The binary arithmetic operations are only defined when applied to two values of the same type. If the evaluation of an expression involves values of different types various conversions are applied to one (or both) of the values to give two values of the same type. These are known as the usual arithmetic conversions . The following description is taken straight from the ANSI C standard.
First, if either operand has type long double , the other operand is converted to long double .
Otherwise, if either operand has type double , the other operand is converted to double .
Otherwise, if either operand has type float , the other operand is converted to type float .
Otherwise, the integral promotions are first applied to both operands and then the following rules are applied.
If either operand has type unsigned long int, the other operand is converted to unsigned long int.
Otherwise, if one operand has type long int and the other has type unsigned int, if a long int can represent all values of an unsigned int, the operand of type unsigned int is converted to long int; if a long int cannot represent all the values of an unsigned int, both operands are converted to unssigned long int
Otherwise, if either operand has type long int, the other operand is converted to long int.
Otherwise, if either operand has type unsigned int, the other operand is converted to unsigned int.
Otherwise, both operands have type int.
The integral promotions specify the conversion of char and short int data types to int data types in arithmetic contexts. Functional promotions specify type conversion of functional parameters.
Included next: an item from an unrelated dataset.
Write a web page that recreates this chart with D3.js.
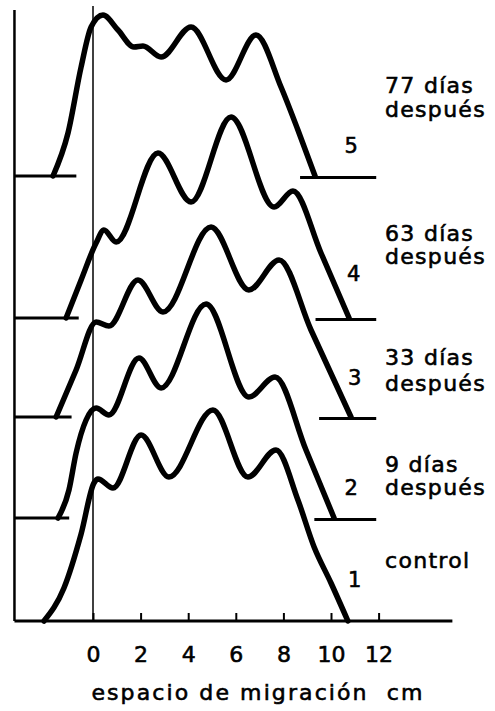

The following table shows the integral promotions
| Original type | Type after promotion |
|---|---|
| unsigned char | unsigned int |
| signed char | int |
| unsigned short int | unsigned int |
| short int | int |
The type of a promoted char depends on whether the char data type is signed or unsigned. Integral promotions are applied in the context of evaluation or arithmetic expressions. The functional promotion rules are the same as the integral promotion rules with the extra rule that float data types are converted to double
A good rule is to avoid mixing data types, especially the signed and unsigned varieties when the rules get particularly complex. However there are some occasions when normal practice expects the use of mixed data types. Consider the following program which demonstrates the mixture of integral and floating-point types in evaluating an expression, here constants of the various types are mixed but similar effects would be seen using variables.
main()
{
double x,y;
x = 1 + 2 / 3;
y = 1 + 2 / 3.0;
printf("x = %5lf, y = %5lf\n",x,y);
}
producing the output x = 1.000000, y = 1.666667Consider the expressions on the right hand side of the two assignments.
In the assignment to x the first step in evaluation of the expression is the evaluation of
2/3 Both operands are integers. Since "/" has higher precedence than "+" and there are no type conversions, the rules of integer division apply yielding the result 0 (as an integer). The addition operator then has two integral operands so yields an integral result (1) which is converted to floating point on assignment.
The second assignment proceeds rather differently. Again the first step is the evaluation of the expression
2/3.0 only in this case one of the operands is floating point so the other is converted to floating point and the rules of floating point arithmetic apply yielding the result 0.666666... The addition now has one floating point operand so the other is converted to floating point and the result assigned without conversion.
A final example of arithmetic involving objects of different types, in this case integers and characters is shown below. The program reads in a two digit number reverses the digits and displays both the number and its reversed form. The program would fail if it were not supplied with a two digit number.
main()
{
int n1=0,n2;
char c1,c2;
printf("Enter a two digit number ");
scanf("%c%c",&c1,&c2);
n1 = (c1-'0')*10 + c2-'0';
n2 = (c2-'0')*10 + c1-'0';
printf("The number was %d\n",n1);
printf("The number reversed was %d\n",n2);
printf("The sum was %d\n",n1+n2);
}
A typical dialogue is Enter a two digit number 17 The number was 17 The number reversed was 71 The sum was 88The interesting point here concerns the expressions
c1-'0' and c2-'0' The effect of evaluating these expressions is to subtract the internal representation of the character 0 (zero) from whatever was actually read in. If the internal representation of the digits 0-9 is continuous, as it would be if your computer used the ASCII character set, then this technique provides a handy way of converting from external character form to internal binary form, however it is often better to use a library function such as atoi().